*Prompt:*
Retype, please, the listing from its opening line through the line that contains "pred_rfpls, pred_cars, pred_acars]", both included, without the pictures.

*Dataset excerpt:*

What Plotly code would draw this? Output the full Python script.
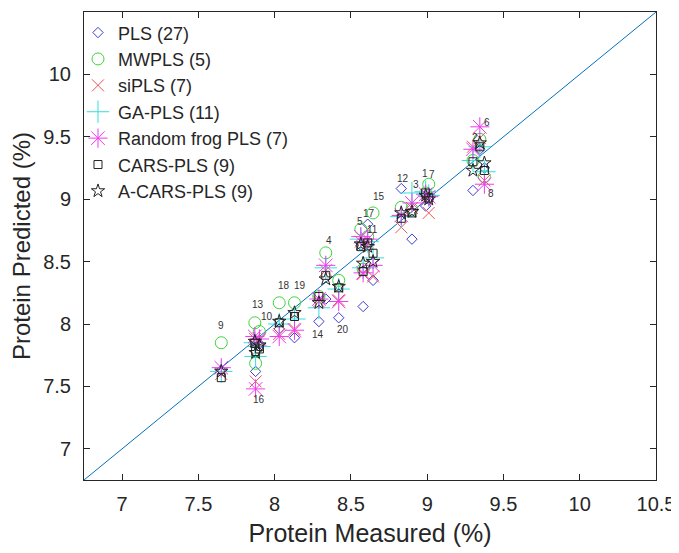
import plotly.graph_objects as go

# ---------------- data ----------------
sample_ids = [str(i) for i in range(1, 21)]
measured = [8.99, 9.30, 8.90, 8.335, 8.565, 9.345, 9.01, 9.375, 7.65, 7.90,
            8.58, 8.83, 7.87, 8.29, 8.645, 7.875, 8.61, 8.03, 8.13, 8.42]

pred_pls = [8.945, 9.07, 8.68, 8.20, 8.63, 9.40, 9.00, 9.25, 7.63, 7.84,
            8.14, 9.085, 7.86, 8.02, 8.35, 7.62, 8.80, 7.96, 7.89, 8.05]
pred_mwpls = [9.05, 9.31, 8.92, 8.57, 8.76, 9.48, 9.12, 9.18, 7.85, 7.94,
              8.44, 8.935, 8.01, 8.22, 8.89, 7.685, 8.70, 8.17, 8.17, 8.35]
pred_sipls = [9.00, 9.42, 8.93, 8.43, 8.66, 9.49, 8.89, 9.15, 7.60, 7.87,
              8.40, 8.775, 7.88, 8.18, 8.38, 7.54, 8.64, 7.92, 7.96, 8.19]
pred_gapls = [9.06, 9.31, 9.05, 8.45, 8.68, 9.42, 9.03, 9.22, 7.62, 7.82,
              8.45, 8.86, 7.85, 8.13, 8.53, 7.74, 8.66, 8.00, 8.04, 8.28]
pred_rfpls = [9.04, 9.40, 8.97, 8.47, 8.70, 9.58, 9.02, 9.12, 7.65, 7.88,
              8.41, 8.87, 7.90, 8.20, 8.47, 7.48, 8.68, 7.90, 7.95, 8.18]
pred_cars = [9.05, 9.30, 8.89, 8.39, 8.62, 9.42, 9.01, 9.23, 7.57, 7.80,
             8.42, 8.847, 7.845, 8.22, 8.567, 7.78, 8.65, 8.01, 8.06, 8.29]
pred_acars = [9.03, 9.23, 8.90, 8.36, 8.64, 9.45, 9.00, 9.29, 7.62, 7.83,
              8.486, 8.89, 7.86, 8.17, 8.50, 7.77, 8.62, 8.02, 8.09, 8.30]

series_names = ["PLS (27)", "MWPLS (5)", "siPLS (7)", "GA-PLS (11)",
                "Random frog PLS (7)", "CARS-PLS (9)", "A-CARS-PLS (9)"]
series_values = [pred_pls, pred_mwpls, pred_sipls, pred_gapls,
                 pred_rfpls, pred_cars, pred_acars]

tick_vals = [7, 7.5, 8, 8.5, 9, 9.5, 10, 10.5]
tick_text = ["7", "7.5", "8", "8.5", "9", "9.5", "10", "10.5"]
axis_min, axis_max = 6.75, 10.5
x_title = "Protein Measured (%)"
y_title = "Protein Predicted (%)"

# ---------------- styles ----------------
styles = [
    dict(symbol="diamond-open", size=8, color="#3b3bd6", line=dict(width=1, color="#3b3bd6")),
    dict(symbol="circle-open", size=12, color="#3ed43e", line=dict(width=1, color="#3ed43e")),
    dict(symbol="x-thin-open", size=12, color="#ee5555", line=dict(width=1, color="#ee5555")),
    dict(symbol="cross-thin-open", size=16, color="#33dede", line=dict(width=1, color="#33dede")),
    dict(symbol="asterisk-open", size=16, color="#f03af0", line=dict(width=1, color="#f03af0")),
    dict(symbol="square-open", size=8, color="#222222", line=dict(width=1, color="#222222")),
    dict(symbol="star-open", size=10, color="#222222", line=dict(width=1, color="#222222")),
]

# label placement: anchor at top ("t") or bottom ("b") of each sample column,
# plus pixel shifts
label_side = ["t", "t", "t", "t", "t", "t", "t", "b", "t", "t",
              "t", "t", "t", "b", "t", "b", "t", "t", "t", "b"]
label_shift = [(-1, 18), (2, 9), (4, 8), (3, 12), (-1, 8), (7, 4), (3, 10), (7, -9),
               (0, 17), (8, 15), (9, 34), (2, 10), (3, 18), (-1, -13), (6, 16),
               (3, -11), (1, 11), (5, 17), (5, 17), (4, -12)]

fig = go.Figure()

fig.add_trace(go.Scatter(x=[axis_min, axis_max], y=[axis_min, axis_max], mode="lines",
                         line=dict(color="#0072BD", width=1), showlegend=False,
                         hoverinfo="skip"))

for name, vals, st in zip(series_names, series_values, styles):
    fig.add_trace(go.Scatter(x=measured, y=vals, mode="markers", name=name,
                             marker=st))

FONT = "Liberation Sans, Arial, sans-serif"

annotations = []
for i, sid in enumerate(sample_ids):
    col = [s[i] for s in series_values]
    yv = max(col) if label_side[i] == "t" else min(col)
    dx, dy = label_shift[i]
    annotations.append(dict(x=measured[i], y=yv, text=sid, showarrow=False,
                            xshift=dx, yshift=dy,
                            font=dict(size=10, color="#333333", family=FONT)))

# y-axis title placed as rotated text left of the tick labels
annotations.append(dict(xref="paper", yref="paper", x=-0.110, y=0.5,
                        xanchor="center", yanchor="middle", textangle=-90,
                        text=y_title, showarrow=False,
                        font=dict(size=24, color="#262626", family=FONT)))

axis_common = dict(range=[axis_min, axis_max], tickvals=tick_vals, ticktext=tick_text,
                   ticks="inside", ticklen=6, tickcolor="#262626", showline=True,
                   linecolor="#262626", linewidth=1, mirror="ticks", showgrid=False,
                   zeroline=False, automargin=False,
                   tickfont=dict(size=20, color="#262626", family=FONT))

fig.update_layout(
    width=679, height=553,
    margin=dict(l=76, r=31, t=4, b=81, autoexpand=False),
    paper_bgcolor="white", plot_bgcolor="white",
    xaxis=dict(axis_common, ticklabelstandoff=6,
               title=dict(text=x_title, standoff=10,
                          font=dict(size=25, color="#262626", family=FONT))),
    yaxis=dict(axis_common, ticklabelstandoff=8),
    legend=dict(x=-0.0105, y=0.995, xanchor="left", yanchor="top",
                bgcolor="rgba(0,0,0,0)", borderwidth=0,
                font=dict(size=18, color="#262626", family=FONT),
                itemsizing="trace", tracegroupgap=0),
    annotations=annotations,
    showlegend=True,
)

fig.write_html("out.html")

*Answer in full:*
What Plotly code would draw this? Output the full Python script.
import plotly.graph_objects as go

# ---------------- data ----------------
sample_ids = [str(i) for i in range(1, 21)]
measured = [8.99, 9.30, 8.90, 8.335, 8.565, 9.345, 9.01, 9.375, 7.65, 7.90,
            8.58, 8.83, 7.87, 8.29, 8.645, 7.875, 8.61, 8.03, 8.13, 8.42]

pred_pls = [8.945, 9.07, 8.68, 8.20, 8.63, 9.40, 9.00, 9.25, 7.63, 7.84,
            8.14, 9.085, 7.86, 8.02, 8.35, 7.62, 8.80, 7.96, 7.89, 8.05]
pred_mwpls = [9.05, 9.31, 8.92, 8.57, 8.76, 9.48, 9.12, 9.18, 7.85, 7.94,
              8.44, 8.935, 8.01, 8.22, 8.89, 7.685, 8.70, 8.17, 8.17, 8.35]
pred_sipls = [9.00, 9.42, 8.93, 8.43, 8.66, 9.49, 8.89, 9.15, 7.60, 7.87,
              8.40, 8.775, 7.88, 8.18, 8.38, 7.54, 8.64, 7.92, 7.96, 8.19]
pred_gapls = [9.06, 9.31, 9.05, 8.45, 8.68, 9.42, 9.03, 9.22, 7.62, 7.82,
              8.45, 8.86, 7.85, 8.13, 8.53, 7.74, 8.66, 8.00, 8.04, 8.28]
pred_rfpls = [9.04, 9.40, 8.97, 8.47, 8.70, 9.58, 9.02, 9.12, 7.65, 7.88,
              8.41, 8.87, 7.90, 8.20, 8.47, 7.48, 8.68, 7.90, 7.95, 8.18]
pred_cars = [9.05, 9.30, 8.89, 8.39, 8.62, 9.42, 9.01, 9.23, 7.57, 7.80,
             8.42, 8.847, 7.845, 8.22, 8.567, 7.78, 8.65, 8.01, 8.06, 8.29]
pred_acars = [9.03, 9.23, 8.90, 8.36, 8.64, 9.45, 9.00, 9.29, 7.62, 7.83,
              8.486, 8.89, 7.86, 8.17, 8.50, 7.77, 8.62, 8.02, 8.09, 8.30]

series_names = ["PLS (27)", "MWPLS (5)", "siPLS (7)", "GA-PLS (11)",
                "Random frog PLS (7)", "CARS-PLS (9)", "A-CARS-PLS (9)"]
series_values = [pred_pls, pred_mwpls, pred_sipls, pred_gapls,
                 pred_rfpls, pred_cars, pred_acars]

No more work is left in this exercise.